- SHORT EXERCISE -
Pictures aside, quote the whole listing exactly.

##### SUPPLIED INFORMATION

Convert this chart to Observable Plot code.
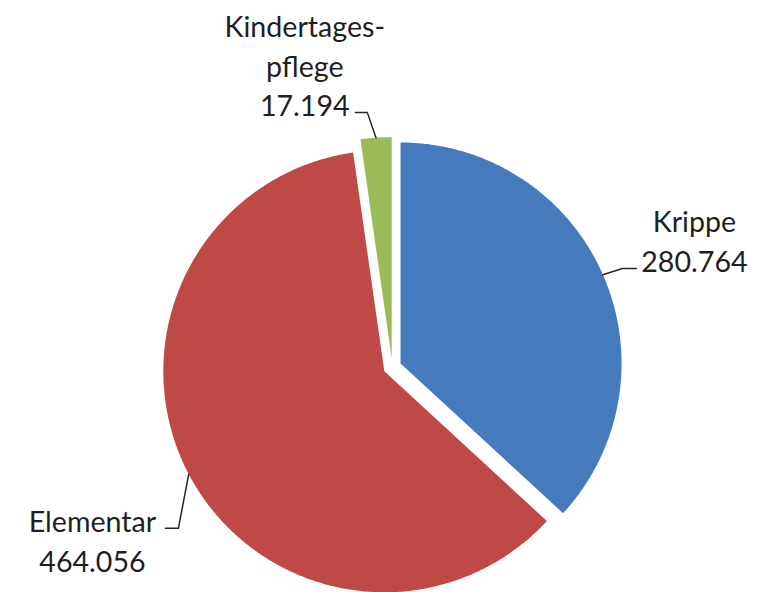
<!DOCTYPE html>
<html lang="de">
<head>
<meta charset="utf-8">
<title>Kinderbetreuung nach Betreuungsart</title>
<script src="https://cdn.jsdelivr.net/npm/d3@7"></script>
<script src="https://cdn.jsdelivr.net/npm/@observablehq/plot@0.6"></script>
<style>
  html, body { margin: 0; padding: 0; background: #ffffff; }
  #chart svg { display: block; }
</style>
</head>
<body>
<div id="chart"></div>
<script>
// Betreute Kinder nach Betreuungsart
const categories = ["Krippe", "Elementar", "Kindertagespflege"];
const labelNames = ["Krippe", "Elementar", "Kindertages-\npflege"];
const values = [280764, 464056, 17194];
const colors = ["#457abd", "#be4945", "#9bbb59"];

// Label placement around the pie (angle clockwise from 12 o'clock, distance in pie radii)
const labelAngleDeg = [67.1, 240.1, 343.9];
const labelRadius = [1.484, 1.565, 1.428];
// Leader lines: elbow point (polar) and horizontal tail towards the label (in pie radii)
const elbowAngleDeg = [66.8, 233.0, -5.6];
const elbowRadius = [1.133, 1.212, 1.157];
const tailLength = [0.063, -0.059, -0.054];

// Canvas and pie geometry
const width = 767, height = 592;
const radiusPx = 221;
const centerPx = [391.8, 366.6];
const explode = 9 / radiusPx;

const de = d3.formatLocale({decimal: ",", thousands: ".", grouping: [3], currency: ["", " €"]});
const fmt = de.format(",d");

const data = categories.map((name, i) => ({name, value: values[i], label: labelNames[i]}));
const arcs = d3.pie().sort(null).value(d => d.value)(data);

const rad = deg => deg * Math.PI / 180;
const polar = (a, r) => [r * Math.sin(a), r * Math.cos(a)];

// Slice outlines in pie-radius units (y up)
const slicePoints = [];
const leaderPoints = [];
const labels = [];
arcs.forEach((a, i) => {
  const mid = (a.startAngle + a.endAngle) / 2;
  const [ox, oy] = polar(mid, explode);
  const pts = [[ox, oy]];
  const n = Math.max(2, Math.ceil((a.endAngle - a.startAngle) / (Math.PI / 360)));
  for (let k = 0; k <= n; k++) {
    const t = a.startAngle + (a.endAngle - a.startAngle) * k / n;
    const [x, y] = polar(t, 1);
    pts.push([ox + x, oy + y]);
  }
  pts.push([ox, oy]);
  pts.forEach(([x, y]) => slicePoints.push({name: a.data.name, x, y}));

  // leader: from the slice rim at its mid angle, to the elbow, then horizontally
  const [sx, sy] = polar(mid, 1);
  const [ex, ey] = polar(rad(elbowAngleDeg[i]), elbowRadius[i]);
  leaderPoints.push(
    {name: a.data.name, x: ox + sx, y: oy + sy},
    {name: a.data.name, x: ex, y: ey},
    {name: a.data.name, x: ex + tailLength[i], y: ey}
  );

  const [lx, ly] = polar(rad(labelAngleDeg[i]), labelRadius[i]);
  labels.push({name: a.data.name, x: lx, y: ly, text: `${a.data.label}\n${fmt(a.data.value)}`});
});

const xDomain = [-centerPx[0] / radiusPx, (width - centerPx[0]) / radiusPx];
const yDomain = [-(height - centerPx[1]) / radiusPx, centerPx[1] / radiusPx];

const chart = Plot.plot({
  width, height,
  margin: 0,
  style: {background: "#ffffff", overflow: "visible"},
  x: {domain: xDomain, axis: null},
  y: {domain: yDomain, axis: null},
  color: {domain: categories, range: colors},
  marks: [
    Plot.line(slicePoints, {x: "x", y: "y", z: "name", fill: "name", stroke: "none", curve: "linear"}),
    Plot.line(leaderPoints, {x: "x", y: "y", z: "name", stroke: "#262626", strokeWidth: 1.5, curve: "linear"}),
    Plot.text(labels, {
      x: "x", y: "y", text: "text",
      fontSize: 28.6, lineHeight: 1.38, lineAnchor: "middle", textAnchor: "middle",
      fontFamily: "Lato, 'Open Sans', sans-serif", fill: "#1f1f1f"
    })
  ]
});

document.getElementById("chart").appendChild(chart);
</script>
</body>
</html>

##########

- ANSWER TO THE PROBLEM -
Convert this chart to Observable Plot code.
<!DOCTYPE html>
<html lang="de">
<head>
<meta charset="utf-8">
<title>Kinderbetreuung nach Betreuungsart</title>
<script src="https://cdn.jsdelivr.net/npm/d3@7"></script>
<script src="https://cdn.jsdelivr.net/npm/@observablehq/plot@0.6"></script>
<style>
  html, body { margin: 0; padding: 0; background: #ffffff; }
  #chart svg { display: block; }
</style>
</head>
<body>
<div id="chart"></div>
<script>
// Betreute Kinder nach Betreuungsart
const categories = ["Krippe", "Elementar", "Kindertagespflege"];
const labelNames = ["Krippe", "Elementar", "Kindertages-\npflege"];
const values = [280764, 464056, 17194];
const colors = ["#457abd", "#be4945", "#9bbb59"];

// Label placement around the pie (angle clockwise from 12 o'clock, distance in pie radii)
const labelAngleDeg = [67.1, 240.1, 343.9];
const labelRadius = [1.484, 1.565, 1.428];
// Leader lines: elbow point (polar) and horizontal tail towards the label (in pie radii)
const elbowAngleDeg = [66.8, 233.0, -5.6];
const elbowRadius = [1.133, 1.212, 1.157];
const tailLength = [0.063, -0.059, -0.054];

// Canvas and pie geometry
const width = 767, height = 592;
const radiusPx = 221;
const centerPx = [391.8, 366.6];
const explode = 9 / radiusPx;

const de = d3.formatLocale({decimal: ",", thousands: ".", grouping: [3], currency: ["", " €"]});
const fmt = de.format(",d");

const data = categories.map((name, i) => ({name, value: values[i], label: labelNames[i]}));
const arcs = d3.pie().sort(null).value(d => d.value)(data);

const rad = deg => deg * Math.PI / 180;
const polar = (a, r) => [r * Math.sin(a), r * Math.cos(a)];

// Slice outlines in pie-radius units (y up)
const slicePoints = [];
const leaderPoints = [];
const labels = [];
arcs.forEach((a, i) => {
  const mid = (a.startAngle + a.endAngle) / 2;
  const [ox, oy] = polar(mid, explode);
  const pts = [[ox, oy]];
  const n = Math.max(2, Math.ceil((a.endAngle - a.startAngle) / (Math.PI / 360)));
  for (let k = 0; k <= n; k++) {
    const t = a.startAngle + (a.endAngle - a.startAngle) * k / n;
    const [x, y] = polar(t, 1);
    pts.push([ox + x, oy + y]);
  }
  pts.push([ox, oy]);
  pts.forEach(([x, y]) => slicePoints.push({name: a.data.name, x, y}));

  // leader: from the slice rim at its mid angle, to the elbow, then horizontally
  const [sx, sy] = polar(mid, 1);
  const [ex, ey] = polar(rad(elbowAngleDeg[i]), elbowRadius[i]);
  leaderPoints.push(
    {name: a.data.name, x: ox + sx, y: oy + sy},
    {name: a.data.name, x: ex, y: ey},
    {name: a.data.name, x: ex + tailLength[i], y: ey}
  );

  const [lx, ly] = polar(rad(labelAngleDeg[i]), labelRadius[i]);
  labels.push({name: a.data.name, x: lx, y: ly, text: `${a.data.label}\n${fmt(a.data.value)}`});
});

const xDomain = [-centerPx[0] / radiusPx, (width - centerPx[0]) / radiusPx];
const yDomain = [-(height - centerPx[1]) / radiusPx, centerPx[1] / radiusPx];

const chart = Plot.plot({
  width, height,
  margin: 0,
  style: {background: "#ffffff", overflow: "visible"},
  x: {domain: xDomain, axis: null},
  y: {domain: yDomain, axis: null},
  color: {domain: categories, range: colors},
  marks: [
    Plot.line(slicePoints, {x: "x", y: "y", z: "name", fill: "name", stroke: "none", curve: "linear"}),
    Plot.line(leaderPoints, {x: "x", y: "y", z: "name", stroke: "#262626", strokeWidth: 1.5, curve: "linear"}),
    Plot.text(labels, {
      x: "x", y: "y", text: "text",
      fontSize: 28.6, lineHeight: 1.38, lineAnchor: "middle", textAnchor: "middle",
      fontFamily: "Lato, 'Open Sans', sans-serif", fill: "#1f1f1f"
    })
  ]
});

document.getElementById("chart").appendChild(chart);
</script>
</body>
</html>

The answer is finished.